Dans leur sillage, les poètes et les spirituels ont invité à “désobstruer les puits bouchés” où se sont accumulés les gravats pour qu’à nouveau jaillisse l’Eau vive donnée par Jésus, sur la Croix, le soir de Pâques et à la Pentecôte. Trois donations sans réserve de l’Esprit qui est Seigneur et qui donne la vie.

La métaphore de l’Eau vive nous conduit à panser la Réconciliation comme une nouvelle immersion baptismale. Les larmes de la Pénitence sont pu être appelées un “second baptême” pour que notre unique baptême porte tous ses fruits.

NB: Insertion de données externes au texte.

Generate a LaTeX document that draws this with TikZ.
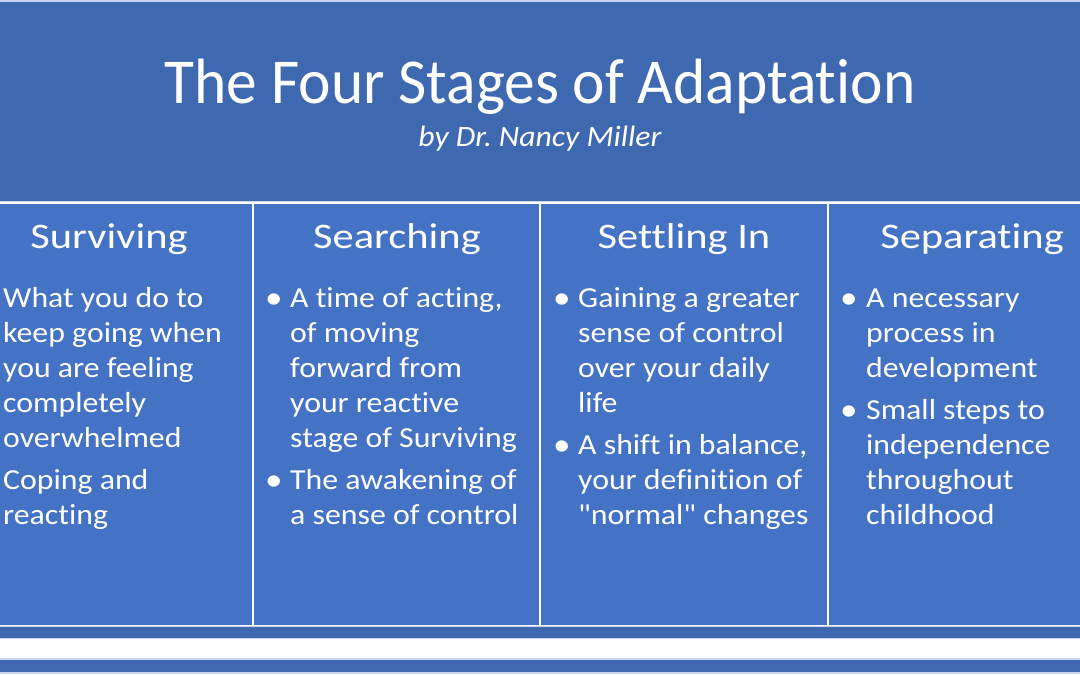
\documentclass[tikz,border=0pt]{standalone}
\usepackage{fontspec}
\setmainfont{Carlito}[Ligatures={NoCommon,TeXOff}]
\newfontfamily\titlefont{Carlito}[Ligatures={NoCommon,TeXOff},FakeStretch=0.96]
\newfontfamily\subfont{Carlito}[Ligatures={NoCommon,TeXOff},FakeStretch=1.075]
\newfontfamily\headfont{Carlito}[Ligatures={NoCommon,TeXOff},FakeStretch=1.18]
\newfontfamily\bodyfont{Carlito}[Ligatures={NoCommon,TeXOff},FakeStretch=1.097]
\frenchspacing
\definecolor{hdr}{HTML}{3E68B0}
\definecolor{col}{HTML}{4472C4}
\definecolor{edge}{HTML}{C9D5EC}
\tikzset{
  band/.style={fill=hdr, draw=edge, line width=1.2pt},
  colbox/.style={fill=col, draw=white, line width=2pt},
  ttl/.style={text=white, inner sep=0pt, font=\titlefont\fontsize{64}{70}\selectfont},
  sub/.style={text=white, inner sep=0pt, font=\subfont\fontsize{29.5}{32}\selectfont\itshape\frenchspacing},
  head/.style={text=white, inner sep=0pt, font=\headfont\fontsize{36}{40}\selectfont},
  body/.style={text=white, inner sep=0pt, anchor=base west, font=\bodyfont\fontsize{29}{35}\selectfont},
  bul/.style={body, font=\bodyfont\fontsize{32}{35}\selectfont},
}
\begin{document}
\begin{tikzpicture}[x=1pt,y=-1pt]
\useasboundingbox (0,0) rectangle (1080,675);
\fill[white] (0,0) rectangle (1080,675);
% header band
\path[band] (-10,1) rectangle (1090,202);
% columns
\path[colbox] (-40,203) rectangle (253,626);
\path[colbox] (253,203) rectangle (540,626);
\path[colbox] (540,203) rectangle (828,626);
\path[colbox] (828,203) rectangle (1120,626);
% bottom bands
\path[band] (-10,626.5) rectangle (1090,638.5);
\path[band] (-10,659) rectangle (1090,673);
% title
\node[ttl, anchor=base] (title) at (540,103) {The Four Stages of Adaptation};
\node[sub, anchor=base] (subtitle) at (540,146) {by Dr. Nancy Miller};
% headings
\node[head, anchor=base] (h1) at (109,248) {Surviving};
\node[head, anchor=base] (h2) at (397,248) {Searching};
\node[head, anchor=base] (h3) at (684,248) {Settling In};
\node[head, anchor=base] (h4) at (972,248) {Separating};
% column 1
\node[body] (a1) at (3,307) {What you do to};
\node[body] (a2) at (3,342) {keep going when};
\node[body] (a3) at (3,377) {you are feeling};
\node[body] (a4) at (3,412) {completely};
\node[body] (a5) at (3,447) {overwhelmed};
\node[body] (a6) at (3,489) {Coping and};
\node[body] (a7) at (3,524) {reacting};
% column 2
\node[bul] (b0) at (265,308) {•};
\node[body] (b1) at (290,307) {A time of acting,};
\node[body] (b2) at (290,342) {of moving};
\node[body] (b3) at (290,377) {forward from};
\node[body] (b4) at (290,412) {your reactive};
\node[body] (b5) at (290,447) {stage of Surviving};
\node[bul] (b9) at (265,490) {•};
\node[body] (b6) at (290,489) {The awakening of};
\node[body] (b7) at (290,524) {a sense of control};
% column 3
\node[bul] (c0) at (553,308) {•};
\node[body] (c1) at (578,307) {Gaining a greater};
\node[body] (c2) at (578,342) {sense of control};
\node[body] (c3) at (578,377) {over your daily};
\node[body] (c4) at (578,412) {life};
\node[bul] (c9) at (553,455) {•};
\node[body] (c5) at (578,454) {A shift in balance,};
\node[body] (c6) at (578,489) {your definition of};
\node[body] (c7) at (578,524) {"normal" changes};
% column 4
\node[bul] (d0) at (840,308) {•};
\node[body] (d1) at (866,307) {A necessary};
\node[body] (d2) at (866,342) {process in};
\node[body] (d3) at (866,377) {development};
\node[bul] (d9) at (840,420) {•};
\node[body] (d4) at (866,419) {Small steps to};
\node[body] (d5) at (866,454) {independence};
\node[body] (d6) at (866,489) {throughout};
\node[body] (d7) at (866,524) {childhood};
\end{tikzpicture}
\end{document}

Et si les prêtres que Dieu vous donne étaient comme “des sorciers de la metanoia”, pour cette nécessaire conversion à Dieu, jamais achevée, toujours à reprendre ? Quelle grâce si, l’an prochain, nos chers catéchumènes devenus néophytes, se préparent, dans un contexte de récollection, à recevoir solennellement avec nous, les vieux baptisés, le sacrement de la Réconciliation, éternel aujourd’hui de la Miséricorde divine, pour repartir à neuf !

Bienheureux ceux qui, comme Pierre, pleurent sur leur péché, le Consolateur par excellence, l’Esprit-Saint leur sera donné en surabondance”  (Mt, 5, 4), traduction possible de du texte grec : “Heureux ceux qui confessent et leur péché et l’amour sauveur”. Le Paraclet, le Défenseur, les couvrira de son ombre, par une création nouvelle. Que le Seigneur aie pitié de nous.